So I went and did a little shopping at lunch, took off from work around 2:00 pm, haphazardly threw a bunch of crap into my car, and headed north. After a stop at the grocery store on the way out of town (“Ding-dang it! I need ice! Oh, and probably some more beer. OOOOH! And pistachios!”), once more in Horseshoe Bend (“You know what would be a good snack? Fritos! Oh, and I probably should get some more beer.”), I neared my destination and saw this:
Above: Undoubtedly the inspiration for Stephen King’s “The Mist.”
I’ve never know the NWS to be wrong before, so I was quite confused, as that, dear reader, is not simply a low-lying cloud, but a fog of razor-sharp ice crystals ready to shred one’s lungs with each breath, otherwise known around these parts as Rocky Mountain Liquid Nitrogen. After a few minutes of somber reflection, I decided that I’d lived an okay life, and pressed on, though surely death awaited.
I must have chosen a spot in a small high-pressure zone, because I was able to function well enough to get things set up in short order. I posted a while back about buying a new camp table, which has independently telescoping legs, allowing leveling of its surface on uneven ground. BEHOLD:
Above: The best $40 dollars I’ve spent outside of Reno.
Note the extreme slope of the ground (almost 70 degrees, I would guess, and akin to bivouacking on Halfdome); and yet, the stove is in no danger of sliding off. (I don’t suggest trying to adjust such a surface while the grill and a lantern atop it are both lit, and after several beers have been consumed. Seriously.) Also note the strategic placement of the camp chair, directly upslope from the fire pit. I really probably shouldn’t camp alone.
I did make my way down to the Dirty Shame to watch a quarter of a football game in which the local collegiate “team” was playing. This was an actual conversation I had with the comely, albeit surly, server after two beers:
Comely, Albeit Surly, Server: “Would you like another one?”
Dead Acorn: “No, I think I’ll square up and head up the road.”
Comely, Albeit Surly, Server: “No, you’ll have one more, then you can go.”
Dead Acorn: “ummm … yes, ma'am.”
Maybe I don’t really go up there for the camping.
6 comments:
I keep forgetting to tell you this so now I will:
I was going to buy one of those tables after you told me they were on sale at Cabelas. I didn't because it would require me to drive more near Milwaukee. I found myself returning from the 5B on labor day weekend and Bri yells out, "WATCH OUT!!!! THING IN THE ROAD!!!" I calmly swerve into oncoming traffic, flipped a u-turn in the middle of the road, jump out and haul the THING IN THE ROAD!!! into the back of my car. Do you know why?!?! It was one of those tables! Once again I am rewarded for my bad behavior. BAM!

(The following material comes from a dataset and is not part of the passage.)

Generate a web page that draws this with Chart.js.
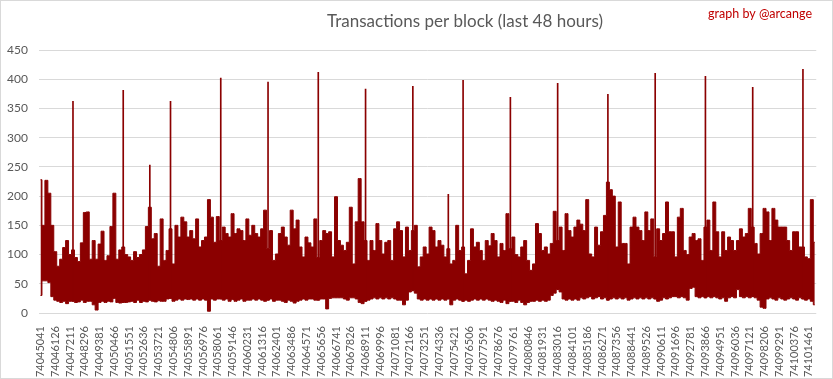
<!DOCTYPE html>
<html><head><meta charset="utf-8">
<script src="https://cdn.jsdelivr.net/npm/chart.js@4.4.1/dist/chart.umd.min.js"></script>
<style>html,body{margin:0;padding:0;background:#fff;}#wrap{width:833px;height:379px;position:relative;}</style>
</head><body><div id="wrap"><canvas id="c" width="833" height="379"></canvas></div>
<script>
const chartTitle = 'Transactions per block (last 48 hours)';
const creditText = 'graph by @arcange';
const firstBlock = 74045041;
const blocksPerBin = 217;
const tickLabels = ['74045041','74046126','74047211','74048296','74049381','74050466','74051551','74052636','74053721','74054806','74055891','74056976','74058061','74059146','74060231','74061316','74062401','74063486','74064571','74065656','74066741','74067826','74068911','74069996','74071081','74072166','74073251','74074336','74075421','74076506','74077591','74078676','74079761','74080846','74081931','74083016','74084101','74085186','74086271','74087356','74088441','74089526','74090611','74091696','74092781','74093866','74094951','74096036','74097121','74098206','74099291','74100376','74101461'];
const binHigh = [228,150,227,205,150,105,80,92,112,124,100,108,95,88,120,172,173,92,124,92,118,140,90,98,148,205,92,108,113,100,
96,90,105,95,100,108,148,181,127,136,80,161,90,107,144,84,150,130,164,156,130,141,127,161,113,124,130,194,164,121,165,
124,147,136,130,170,136,144,141,124,161,133,150,136,130,144,176,110,141,90,101,136,147,130,116,176,144,159,113,96,130,120,
113,161,95,124,141,136,139,96,199,124,116,107,121,181,84,156,230,156,124,90,124,107,153,124,101,121,124,90,144,156,
141,96,147,107,141,150,79,96,113,101,147,141,113,124,116,96,110,84,90,150,107,113,67,90,144,113,121,107,90,124,115,
136,124,96,119,107,170,110,130,100,96,113,124,90,73,84,153,136,107,113,101,119,174,124,147,107,170,141,130,147,159,
152,141,194,101,96,147,116,139,167,224,211,200,113,190,119,119,84,147,164,147,141,124,173,141,161,96,144,124,136,190,
139,139,96,164,179,107,100,130,136,124,127,90,147,159,107,190,139,96,139,107,130,124,107,124,144,130,136,179,147,119,
101,136,179,173,124,179,159,147,147,147,124,107,139,139,113,113,96,93,194,121];
const binLow = [30,55,55,52,28,22,20,18,20,16,20,20,18,19,22,18,20,20,14,5,18,20,18,20,19,25,18,17,18,18,
19,20,18,22,18,20,19,22,20,19,21,20,20,24,25,20,22,24,22,24,23,24,22,24,22,24,22,3,24,22,24,
24,22,24,20,23,20,22,24,20,22,22,24,22,24,22,20,22,24,20,22,22,20,18,22,20,17,20,22,24,22,24,
24,22,22,24,24,7,25,26,26,26,26,24,22,26,26,24,18,16,20,22,24,26,24,26,24,26,24,26,24,22,
22,14,22,36,38,34,24,22,24,22,24,22,24,22,24,22,24,14,22,24,22,20,22,20,22,24,22,24,22,24,22,
20,22,20,18,22,16,20,20,18,22,18,14,18,20,20,22,20,22,20,22,30,34,40,36,24,22,24,22,24,22,
26,24,26,28,24,26,28,24,26,22,24,26,24,26,24,26,22,24,26,24,26,24,26,24,26,24,20,22,26,24,
26,28,28,26,28,26,22,42,44,28,26,28,26,28,26,28,26,24,26,20,26,28,26,40,28,26,28,26,28,26,
22,10,8,24,26,24,22,26,24,22,24,26,24,22,26,24,22,24,20,14];
const spikeBins = [11,28,37,44,61,77,94,110,126,138,143,159,175,192,208,225,241,258];
const spikeValues = [362,381,253,362,402,395,412,383,388,203,398,369,393,374,410,405,386,417];

const categories = binHigh.map((_, i) => String(firstBlock + i * blocksPerBin));
const spikeData = binHigh.map(() => null);
spikeBins.forEach((b, k) => { spikeData[b] = [binLow[b], spikeValues[k]]; });

const red = '#8b0000';

const framePlugin = {
  id: 'frame',
  afterDraw(chart) {
    const ctx = chart.ctx;
    ctx.save();
    ctx.strokeStyle = '#d9d9d9';
    ctx.lineWidth = 1;
    ctx.strokeRect(0.5, 0.5, 832, 378);
    ctx.fillStyle = '#595959';
    ctx.font = '17px Lato';
    ctx.textAlign = 'center';
    ctx.textBaseline = 'alphabetic';
    ctx.fillText(chartTitle, 465, 27);
    ctx.fillStyle = '#c00000';
    ctx.font = '12.5px Lato';
    ctx.textAlign = 'right';
    ctx.fillText(creditText, 812, 18);
    ctx.restore();
  }
};

new Chart(document.getElementById('c'), {
  type: 'bar',
  data: {
    labels: categories,
    datasets: [
      { type: 'line', label: 'Low', data: binLow, borderColor: red, borderWidth: 1,
        pointRadius: 0, stepped: 'middle', fill: false, order: 2 },
      { type: 'line', label: 'Transactions', data: binHigh, borderColor: red, backgroundColor: red,
        borderWidth: 1, pointRadius: 0, stepped: 'middle', fill: '-1', order: 1 },
      { type: 'bar', label: 'Peaks', data: spikeData, backgroundColor: red, borderWidth: 0,
        barThickness: 1, grouped: false, order: 0 }
    ]
  },
  options: {
    responsive: false,
    animation: false,
    layout: { padding: { top: 50, right: 15, left: 0, bottom: 0 } },
    plugins: { legend: { display: false }, tooltip: { enabled: false }, title: { display: false } },
    scales: {
      x: {
        offset: true,
        grid: { display: false }, border: { display: false },
        ticks: {
          autoSkip: false, minRotation: 90, maxRotation: 90, padding: 5,
          color: '#595959', font: { family: 'Lato', size: 11 },
          callback: (v, i) => (i % 5 === 0 ? tickLabels[i / 5] : '')
        },
        afterFit: s => { s.height = 66; }
      },
      y: {
        min: 0, max: 450,
        ticks: { stepSize: 50, color: '#595959', font: { family: 'Lato', size: 12 }, padding: 11 },
        grid: { color: '#d9d9d9', drawTicks: false },
        border: { display: false },
        afterFit: s => { s.width = 39; }
      }
    }
  },
  plugins: [framePlugin]
});
</script>
</body></html>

"more near"? That makes sense, right?
Sorry about all the switching of tense. I was excited to tell you my story. Also, you're welcome for what seems like a lot of comments on your post.
hehehe "OOOOOHHH three comments! THREE COMMENTS!!!"
Nice luck on the table! They really are the best camp thingies EVAH.
While that table sounds quite nifty, I don't believe it can even come close to approaching the "Best Evah" status so aptly applied to the Sven Saw. If you don't believe me, ask Catdaddy!
Acorn Woodpecker: I must admit to not being familiar with the Sven Saw, but I am impressed, having checked it out on the googly-tubez! I can't say I do a bunch of sawing when I go camping, but that just may change, now that I know this is out there.